Desenvolvimento econômico não pode ser separado da sustentabilidade
Márcio Meira, presidente da Funai, destacou o papel das terras indígenas na proteção do patrimônio cultural brasileiro e a relevância dessas áreas para a conservação ambiental e defendeu que esse debate merece ser aprofundado com outras contribuições. O Brasil ainda é um dos pouquíssimos países de grande porte que pode dizer ao mundo que é possível ter uma história diferente de outros continentes, mantendo as florestas e promovendo o desenvolvimento.

Em sua manifestação, a senadora Kátia Abreu ressaltou que não está em discussão o desmatamento, nem as terras indígenas e unidades de conservação, mas sim a regularização fundiária. A senadora afirmou que não abre mão da Constituição Federal, em especial no artigo 24, que trata das competências federativas, e defendeu a solução encontrada pelo Estado de Santa Catarina.

Kátia Abreu afirmou não haver contradição entre os produtores rurais e o meio ambiente, porque todos dependem da água, da qualidade do solo e da biodiversidade para assegurar a produção. Mas segundo a senadora, a lei hoje não é passível de ser cumprida porque as regras foram sendo alteradas desde o primeiro Código Florestal em 1934. Kátia Abreu defendeu que as definições de APP sejam feitas de modo regionalizado, pelos estados, com padronização pelo Congresso Nacional do que pode ser definido de modo geral. A senadora caiu em contradição ao dizer que o País não pode se dar ao luxo de conservar sem atender às demandas sociais e disse que já está fazendo visitas aos ministros do Supremo Tribunal Federal para tentar influenciar nas futuras decisões que o órgão possa tomar.

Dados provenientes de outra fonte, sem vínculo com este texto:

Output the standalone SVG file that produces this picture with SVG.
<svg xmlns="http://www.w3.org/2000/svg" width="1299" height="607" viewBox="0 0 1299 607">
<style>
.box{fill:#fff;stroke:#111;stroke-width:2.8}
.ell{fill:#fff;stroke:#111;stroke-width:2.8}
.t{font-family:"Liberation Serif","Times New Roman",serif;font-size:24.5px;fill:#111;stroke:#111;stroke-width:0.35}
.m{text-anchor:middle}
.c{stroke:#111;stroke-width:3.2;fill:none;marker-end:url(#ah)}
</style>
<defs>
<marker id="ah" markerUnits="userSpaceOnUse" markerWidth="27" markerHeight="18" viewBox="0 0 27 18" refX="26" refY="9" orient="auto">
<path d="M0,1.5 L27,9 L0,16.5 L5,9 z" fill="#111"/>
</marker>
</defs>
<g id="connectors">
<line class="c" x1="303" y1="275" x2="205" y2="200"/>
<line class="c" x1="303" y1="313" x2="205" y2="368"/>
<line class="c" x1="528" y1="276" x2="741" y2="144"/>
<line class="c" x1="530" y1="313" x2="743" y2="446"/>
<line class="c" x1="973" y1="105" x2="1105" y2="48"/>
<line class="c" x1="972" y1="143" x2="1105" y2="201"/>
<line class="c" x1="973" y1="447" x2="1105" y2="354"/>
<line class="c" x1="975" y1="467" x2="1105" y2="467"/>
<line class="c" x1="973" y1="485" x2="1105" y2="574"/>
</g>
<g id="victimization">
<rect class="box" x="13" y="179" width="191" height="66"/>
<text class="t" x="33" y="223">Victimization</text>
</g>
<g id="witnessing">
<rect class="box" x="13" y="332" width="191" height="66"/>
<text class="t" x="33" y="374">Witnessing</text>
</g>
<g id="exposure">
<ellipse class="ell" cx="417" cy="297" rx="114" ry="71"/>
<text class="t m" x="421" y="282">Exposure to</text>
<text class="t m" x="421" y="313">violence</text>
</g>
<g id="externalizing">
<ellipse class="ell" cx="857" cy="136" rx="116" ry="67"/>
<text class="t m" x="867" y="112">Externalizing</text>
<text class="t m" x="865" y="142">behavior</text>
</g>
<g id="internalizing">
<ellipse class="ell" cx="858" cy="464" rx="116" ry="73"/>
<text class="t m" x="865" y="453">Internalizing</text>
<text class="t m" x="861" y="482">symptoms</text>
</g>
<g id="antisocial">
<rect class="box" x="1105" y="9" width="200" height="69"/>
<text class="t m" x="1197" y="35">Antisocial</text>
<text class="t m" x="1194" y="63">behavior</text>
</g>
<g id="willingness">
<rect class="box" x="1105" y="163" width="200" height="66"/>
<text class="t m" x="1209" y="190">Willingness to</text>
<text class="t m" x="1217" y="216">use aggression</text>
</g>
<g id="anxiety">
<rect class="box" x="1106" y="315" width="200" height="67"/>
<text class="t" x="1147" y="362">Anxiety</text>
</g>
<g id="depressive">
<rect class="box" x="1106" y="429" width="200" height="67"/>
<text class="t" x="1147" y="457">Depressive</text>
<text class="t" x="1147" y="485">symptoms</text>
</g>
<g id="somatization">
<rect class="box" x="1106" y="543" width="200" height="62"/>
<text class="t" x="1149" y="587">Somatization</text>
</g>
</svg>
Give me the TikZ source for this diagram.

O senador Aloísio Mercadante (PT-SP) apontou o equívoco ao se separar a questão do desenvolvimento econômico de um país da questão da sustentabilidade. Foi aplaudido ao dizer que esse é um debate que precisa amadurecer e que não haverá rolo compressor no Congresso nessa discussão, em clara alusão à fala da senadora Kátia Abreu. Mercadante criticou ainda a tentativa do Estado de Santa Catarina, de alterar o Código Florestal, afirmando ser inconstitucional. Apontou também que essa proposta do governo catarinense não se coaduna com os discursos de desmatamento zero, e que não vai ser possível chegar a uma solução adequada se o discurso for um e as propostas outras.

Na última fala da sessão, a senadora Ideli Salvatti (PT-SC) defendeu que a concentração de terra também seja levada em consideração nas discussões de um novo do Código Florestal. Líder do governo no Senado, ela afirmou que não é aceitável que em seu estado ocorra a concentração de 60% das terras nas mãos de apenas 10% dos proprietários rurais.

A audiência deixou claro que há muita contradição por trás do discurso corrente contra o desmatamento e que as soluções específicas prescindem de maior confiança na aplicação dos instrumentos legais.. Em sua intervenção, a senadora Marina Silva (PT-AC) disse que é preciso pensar esse debate como um processo civilizatório Para isso precisamos aprofundar os debates e reconhecer outras premissas que não apenas a solução de problemas do setor agropecuário, como a bancada ruralista insiste.